On notera que la version française du film sortie dans les salles au début des années 80 présentait quelques coupes et modifications, pour la plupart présentes sur la première bobine : on suppose que les distributeurs avaient dans l’idée d’aller plus rapidement « à l’essentiel », en écourtant nettement tout le début du film. Si certaines des coupes peuvent se comprendre aisément, notamment celles concernant la prononciation du nom du personnage de Robert Tayman (Mark E. Desade / Marquis de Sade), qui fonctionne « à l’anglaise » mais malheureusement pas dans la langue de Molière, d’autres demeurent plus mystérieuses. Pourquoi par exemple avoir modifié le nom « Desade » en « Dessart » ? Le film étant particulièrement explicite sur la nature sadique du personnage et de sa mère incarnée par Barbara Markham, on n’arrive pas à s’expliquer cette modification…
Le Blu-ray
[4,5/5]
Peu connu en France, le cinéma de Pete Walker a aujourd’hui l’insigne honneur de débarquer en vidéo grâce à deux Blu-ray édités par Artus Films, un des noms les plus prestigieux parmi les éditeurs indépendants de l’hexagone. Flagellations s’offre donc un lifting Haute Définition sur galette Blu-ray pour tout dire assez inattendu. Et aussi bien côté image que côté son, le master proposé par l’éditeur est de très bonne tenue ; le film est proposé au format cinéma respecté et encodé en 1080p. Le piqué est d’une belle précision, le grain cinéma est parfaitement préservé, et couleurs et contrastes semblent avoir été tout particulièrement soignés, même si les noirs apparaissent comme un poil bouchés sur quelques plans épars. L’ensemble est donc plus que recommandable, surtout étant donné la force du film. Rien à redire non plus sur le mixage audio, proposé en DTS-HD Master Audio 2.0 mono d’origine, clair et sans souffle, en VF ou en VO. Les passages pour lesquels le film ne disposait pas de version française sont automatiquement proposés en VO, avec les indispensables sous-titres français.

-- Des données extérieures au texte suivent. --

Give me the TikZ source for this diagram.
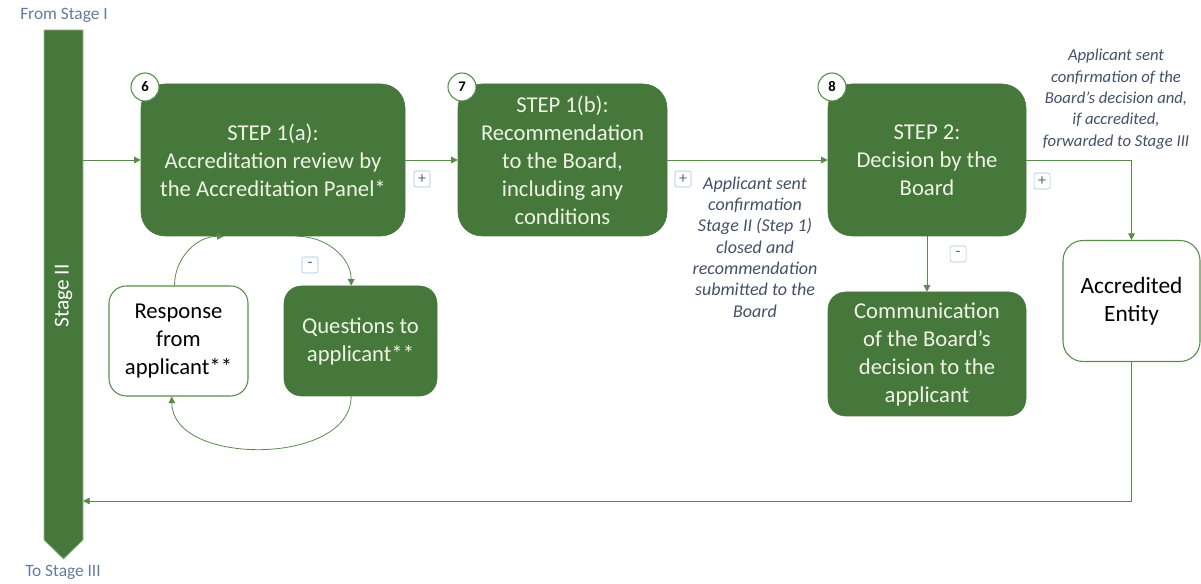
\documentclass[tikz,border=0pt]{standalone}
\usepackage{fontspec}
\setmainfont{Carlito}
\usetikzlibrary{arrows.meta,positioning}
\definecolor{boxgreen}{RGB}{70,120,60}
\definecolor{linegreen}{RGB}{88,140,74}
\definecolor{notegray}{RGB}{68,80,104}
\definecolor{stagegray}{RGB}{100,122,160}
\definecolor{btnblue}{RGB}{160,190,230}
\definecolor{boxtext}{RGB}{238,243,228}
\tikzset{
  stepbox/.style={fill=boxgreen, draw=boxgreen, rounded corners=18pt, text=boxtext, align=center,
    font=\fontsize{17}{21}\selectfont, minimum height=114pt, inner sep=2pt},
  subbox/.style={fill=boxgreen, draw=boxgreen, rounded corners=13pt, text=boxtext, align=center,
    font=\fontsize{17}{21}\selectfont, inner sep=2pt},
  openbox/.style={fill=white, draw=linegreen, line width=0.8pt, rounded corners=13pt, text=black,
    align=center, font=\fontsize{17}{21}\selectfont, inner sep=2pt},
  numcirc/.style={circle, fill=white, draw=linegreen, line width=0.8pt, minimum size=21pt, inner sep=0pt,
    font=\bfseries\fontsize{11}{12}\selectfont},
  btn/.style={draw=btnblue, fill=white, rounded corners=1.5pt, minimum size=12pt, inner sep=0pt,
    text=black!60, font=\fontsize{12}{12}\selectfont},
  note/.style={text=notegray, align=center, font=\itshape\fontsize{13.5}{16}\selectfont},
  arr/.style={draw=linegreen, line width=0.6pt, -{Triangle[length=5pt,width=5pt]}},
}

\begin{document}
\begin{tikzpicture}[x=0.75pt,y=0.75pt]
  \useasboundingbox (0,0) rectangle (1201,584);

  % stage bar
  \fill[boxgreen, draw=linegreen!60, line width=0.6pt] (44,554) -- (83,554) -- (83,44) -- (63.5,25) -- (44,44) -- cycle;
  \node[text=white, rotate=90, font=\fontsize{16}{16}\selectfont] (stage) at (63.5,288) {Stage II};
  \node[text=stagegray, font=\fontsize{13}{14}\selectfont] (fromI) at (64,569) {From Stage I};
  \node[text=stagegray, font=\fontsize{13}{14}\selectfont] (toIII) at (63,12) {To Stage III};
  \coordinate (barin) at (83,424);
  \coordinate (barout) at (83,83);

  % steps
  \node[stepbox, minimum width=198pt] (s1a) at (273,424) {STEP 1(a):\\Accreditation review by\\the Accreditation Panel*};
  \node[stepbox, minimum width=156.75pt] (s1b) at (562.5,424) {STEP 1(b):\\Recommendation\\to the Board,\\including any\\conditions};
  \node[stepbox, minimum width=148.5pt] (s2) at (927,424) {STEP 2:\\Decision by the\\Board};
  \node[numcirc] (n6) at (145,497) {6};
  \node[numcirc] (n7) at (462,497) {7};
  \node[numcirc] (n8) at (832,497) {8};

  \node[openbox, minimum width=104.25pt, minimum height=82.5pt] (resp) at (178.5,243) {Response\\from\\applicant**};
  \node[subbox, minimum width=114.75pt, minimum height=82.5pt] (quest) at (360.5,243) {Questions to\\applicant**};
  \node[subbox, minimum width=148.5pt, minimum height=93pt] (comm) at (927,230) {Communication\\of the Board’s\\decision to the\\applicant};
  \node[openbox, rounded corners=15pt, minimum width=102.75pt, minimum height=90.75pt,
    font=\fontsize{17.5}{21}\selectfont] (acc) at (1131.5,283) {Accredited\\Entity};

  % buttons
  \node[btn] (p1) at (422,405) {+};
  \node[btn] (p2) at (683,405) {+};
  \node[btn] (p3) at (1042,403) {+};
  \node[btn] (m1) at (310,319) {-};
  \node[btn] (m2) at (958,330) {-};

  % notes
  \node[note] (note1) at (755,337) {Applicant sent\\confirmation\\Stage II (Step 1)\\closed and\\recommendation\\submitted to the\\Board};
  \node[note, font=\itshape\fontsize{12.5}{16}\selectfont] (note2) at (1116,485) {Applicant sent\\confirmation of the\\Board’s decision and,\\if accredited,\\forwarded to Stage III};

  % connectors
  \draw[arr] (barin) -- (s1a);
  \draw[arr] (s1a) -- (s1b);
  \draw[arr] (s1b) -- (s2);
  \draw[arr] (s2.east) -| (acc.north);
  \draw[arr] (s2) -- (comm);
  \draw[arr] (acc.south) |- (barout);
  \draw[arr] ([xshift=18pt]s1a.south) to[out=0,in=90] ([xshift=-7pt]quest.north);
  \draw[arr] ([xshift=-7pt]quest.south) to[out=-90,in=-90] ([xshift=-5pt]resp.south);
  \draw[arr] ([xshift=-3pt]resp.north) to[out=90,in=180] ([xshift=-37pt]s1a.south);
\end{tikzpicture}
\end{document}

Côté suppléments, Artus Films nous propose, outre la traditionnelle bande-annonce du film, une riche et très longue présentation du cinéma de Pete Walker par David Didelot, toujours aussi passionné (et passionnant). Ce dernier remet toute l’œuvre du cinéaste dans le contexte de l’époque, et dressera quelques parallèles tout à fait bienvenus entre les films de Pete Walker et les films horrifiques tournés en Grande Bretagne à la même période : en deux mots comme en cent, en l’espace d’un peu plus d’une heure, Didelot parvient à dresser le portrait incontournable d’un cinéaste rare et précieux, qui mériterait clairement d’être plus connu dans nos contrées.